Entries with chart source code:
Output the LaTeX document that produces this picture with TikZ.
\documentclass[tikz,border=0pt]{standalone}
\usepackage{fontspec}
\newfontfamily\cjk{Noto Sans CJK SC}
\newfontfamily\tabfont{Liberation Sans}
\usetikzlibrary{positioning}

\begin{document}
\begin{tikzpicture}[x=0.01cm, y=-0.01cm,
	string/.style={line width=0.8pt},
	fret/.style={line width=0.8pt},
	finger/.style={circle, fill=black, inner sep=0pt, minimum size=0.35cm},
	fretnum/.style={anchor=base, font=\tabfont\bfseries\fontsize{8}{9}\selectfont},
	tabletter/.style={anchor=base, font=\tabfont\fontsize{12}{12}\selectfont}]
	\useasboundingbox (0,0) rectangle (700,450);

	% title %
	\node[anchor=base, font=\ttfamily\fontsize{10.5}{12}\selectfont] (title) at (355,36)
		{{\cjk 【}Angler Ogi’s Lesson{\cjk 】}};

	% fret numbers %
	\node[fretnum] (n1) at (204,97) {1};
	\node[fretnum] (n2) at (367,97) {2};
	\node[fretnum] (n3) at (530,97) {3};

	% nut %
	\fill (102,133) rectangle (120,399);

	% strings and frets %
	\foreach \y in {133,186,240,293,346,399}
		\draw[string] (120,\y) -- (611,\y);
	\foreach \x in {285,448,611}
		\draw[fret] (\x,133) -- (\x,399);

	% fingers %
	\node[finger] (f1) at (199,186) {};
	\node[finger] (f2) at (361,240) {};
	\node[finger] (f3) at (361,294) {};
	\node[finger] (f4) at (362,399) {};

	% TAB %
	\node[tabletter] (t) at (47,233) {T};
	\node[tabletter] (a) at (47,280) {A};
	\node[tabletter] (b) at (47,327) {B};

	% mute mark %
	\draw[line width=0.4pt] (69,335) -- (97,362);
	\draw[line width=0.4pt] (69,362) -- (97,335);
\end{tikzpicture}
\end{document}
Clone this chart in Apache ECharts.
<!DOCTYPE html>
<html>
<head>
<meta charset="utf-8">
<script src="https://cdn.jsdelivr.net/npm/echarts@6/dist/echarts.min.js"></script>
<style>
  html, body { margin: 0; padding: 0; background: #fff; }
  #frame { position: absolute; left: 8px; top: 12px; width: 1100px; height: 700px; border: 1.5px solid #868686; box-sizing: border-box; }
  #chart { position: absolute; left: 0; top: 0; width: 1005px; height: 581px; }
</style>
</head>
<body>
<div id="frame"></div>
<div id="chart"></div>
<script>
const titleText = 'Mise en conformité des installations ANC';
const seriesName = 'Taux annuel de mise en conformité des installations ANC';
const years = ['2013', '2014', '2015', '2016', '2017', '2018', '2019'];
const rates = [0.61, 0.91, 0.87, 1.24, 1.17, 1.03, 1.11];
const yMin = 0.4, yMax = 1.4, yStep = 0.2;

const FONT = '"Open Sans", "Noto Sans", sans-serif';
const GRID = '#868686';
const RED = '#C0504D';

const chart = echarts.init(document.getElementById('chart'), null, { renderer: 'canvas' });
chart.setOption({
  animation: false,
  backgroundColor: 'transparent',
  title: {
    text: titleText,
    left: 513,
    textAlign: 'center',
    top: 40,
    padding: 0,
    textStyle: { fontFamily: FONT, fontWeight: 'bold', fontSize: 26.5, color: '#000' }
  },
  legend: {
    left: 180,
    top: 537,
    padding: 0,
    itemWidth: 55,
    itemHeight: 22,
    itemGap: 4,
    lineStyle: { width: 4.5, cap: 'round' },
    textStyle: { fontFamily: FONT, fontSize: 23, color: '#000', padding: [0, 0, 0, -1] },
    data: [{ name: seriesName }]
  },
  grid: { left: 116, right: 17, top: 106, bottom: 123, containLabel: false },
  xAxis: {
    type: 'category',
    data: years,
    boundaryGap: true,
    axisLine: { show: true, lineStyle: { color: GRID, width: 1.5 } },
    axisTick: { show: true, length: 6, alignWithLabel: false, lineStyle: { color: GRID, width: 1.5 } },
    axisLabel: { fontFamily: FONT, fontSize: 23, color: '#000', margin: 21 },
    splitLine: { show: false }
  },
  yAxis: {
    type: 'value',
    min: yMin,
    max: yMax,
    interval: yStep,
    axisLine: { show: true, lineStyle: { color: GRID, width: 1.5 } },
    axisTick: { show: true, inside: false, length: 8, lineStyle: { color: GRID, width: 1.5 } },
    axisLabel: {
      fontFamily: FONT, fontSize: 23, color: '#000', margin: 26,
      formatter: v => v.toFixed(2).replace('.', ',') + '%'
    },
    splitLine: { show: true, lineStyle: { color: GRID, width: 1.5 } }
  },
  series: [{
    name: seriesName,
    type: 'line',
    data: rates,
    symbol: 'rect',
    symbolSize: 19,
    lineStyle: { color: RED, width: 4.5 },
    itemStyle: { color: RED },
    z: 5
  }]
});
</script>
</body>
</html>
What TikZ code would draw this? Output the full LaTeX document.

Work to be completed: Each entry above is to be set down again in exactly the same words.

Written solution:
Output the LaTeX document that produces this picture with TikZ.
\documentclass[tikz,border=0pt]{standalone}
\usepackage{fontspec}
\newfontfamily\cjk{Noto Sans CJK SC}
\newfontfamily\tabfont{Liberation Sans}
\usetikzlibrary{positioning}

\begin{document}
\begin{tikzpicture}[x=0.01cm, y=-0.01cm,
	string/.style={line width=0.8pt},
	fret/.style={line width=0.8pt},
	finger/.style={circle, fill=black, inner sep=0pt, minimum size=0.35cm},
	fretnum/.style={anchor=base, font=\tabfont\bfseries\fontsize{8}{9}\selectfont},
	tabletter/.style={anchor=base, font=\tabfont\fontsize{12}{12}\selectfont}]
	\useasboundingbox (0,0) rectangle (700,450);

	% title %
	\node[anchor=base, font=\ttfamily\fontsize{10.5}{12}\selectfont] (title) at (355,36)
		{{\cjk 【}Angler Ogi’s Lesson{\cjk 】}};

	% fret numbers %
	\node[fretnum] (n1) at (204,97) {1};
	\node[fretnum] (n2) at (367,97) {2};
	\node[fretnum] (n3) at (530,97) {3};

	% nut %
	\fill (102,133) rectangle (120,399);

	% strings and frets %
	\foreach \y in {133,186,240,293,346,399}
		\draw[string] (120,\y) -- (611,\y);
	\foreach \x in {285,448,611}
		\draw[fret] (\x,133) -- (\x,399);

	% fingers %
	\node[finger] (f1) at (199,186) {};
	\node[finger] (f2) at (361,240) {};
	\node[finger] (f3) at (361,294) {};
	\node[finger] (f4) at (362,399) {};

	% TAB %
	\node[tabletter] (t) at (47,233) {T};
	\node[tabletter] (a) at (47,280) {A};
	\node[tabletter] (b) at (47,327) {B};

	% mute mark %
	\draw[line width=0.4pt] (69,335) -- (97,362);
	\draw[line width=0.4pt] (69,362) -- (97,335);
\end{tikzpicture}
\end{document}
Clone this chart in Apache ECharts.
<!DOCTYPE html>
<html>
<head>
<meta charset="utf-8">
<script src="https://cdn.jsdelivr.net/npm/echarts@6/dist/echarts.min.js"></script>
<style>
  html, body { margin: 0; padding: 0; background: #fff; }
  #frame { position: absolute; left: 8px; top: 12px; width: 1100px; height: 700px; border: 1.5px solid #868686; box-sizing: border-box; }
  #chart { position: absolute; left: 0; top: 0; width: 1005px; height: 581px; }
</style>
</head>
<body>
<div id="frame"></div>
<div id="chart"></div>
<script>
const titleText = 'Mise en conformité des installations ANC';
const seriesName = 'Taux annuel de mise en conformité des installations ANC';
const years = ['2013', '2014', '2015', '2016', '2017', '2018', '2019'];
const rates = [0.61, 0.91, 0.87, 1.24, 1.17, 1.03, 1.11];
const yMin = 0.4, yMax = 1.4, yStep = 0.2;

const FONT = '"Open Sans", "Noto Sans", sans-serif';
const GRID = '#868686';
const RED = '#C0504D';

const chart = echarts.init(document.getElementById('chart'), null, { renderer: 'canvas' });
chart.setOption({
  animation: false,
  backgroundColor: 'transparent',
  title: {
    text: titleText,
    left: 513,
    textAlign: 'center',
    top: 40,
    padding: 0,
    textStyle: { fontFamily: FONT, fontWeight: 'bold', fontSize: 26.5, color: '#000' }
  },
  legend: {
    left: 180,
    top: 537,
    padding: 0,
    itemWidth: 55,
    itemHeight: 22,
    itemGap: 4,
    lineStyle: { width: 4.5, cap: 'round' },
    textStyle: { fontFamily: FONT, fontSize: 23, color: '#000', padding: [0, 0, 0, -1] },
    data: [{ name: seriesName }]
  },
  grid: { left: 116, right: 17, top: 106, bottom: 123, containLabel: false },
  xAxis: {
    type: 'category',
    data: years,
    boundaryGap: true,
    axisLine: { show: true, lineStyle: { color: GRID, width: 1.5 } },
    axisTick: { show: true, length: 6, alignWithLabel: false, lineStyle: { color: GRID, width: 1.5 } },
    axisLabel: { fontFamily: FONT, fontSize: 23, color: '#000', margin: 21 },
    splitLine: { show: false }
  },
  yAxis: {
    type: 'value',
    min: yMin,
    max: yMax,
    interval: yStep,
    axisLine: { show: true, lineStyle: { color: GRID, width: 1.5 } },
    axisTick: { show: true, inside: false, length: 8, lineStyle: { color: GRID, width: 1.5 } },
    axisLabel: {
      fontFamily: FONT, fontSize: 23, color: '#000', margin: 26,
      formatter: v => v.toFixed(2).replace('.', ',') + '%'
    },
    splitLine: { show: true, lineStyle: { color: GRID, width: 1.5 } }
  },
  series: [{
    name: seriesName,
    type: 'line',
    data: rates,
    symbol: 'rect',
    symbolSize: 19,
    lineStyle: { color: RED, width: 4.5 },
    itemStyle: { color: RED },
    z: 5
  }]
});
</script>
</body>
</html>
What TikZ code would draw this? Output the full LaTeX document.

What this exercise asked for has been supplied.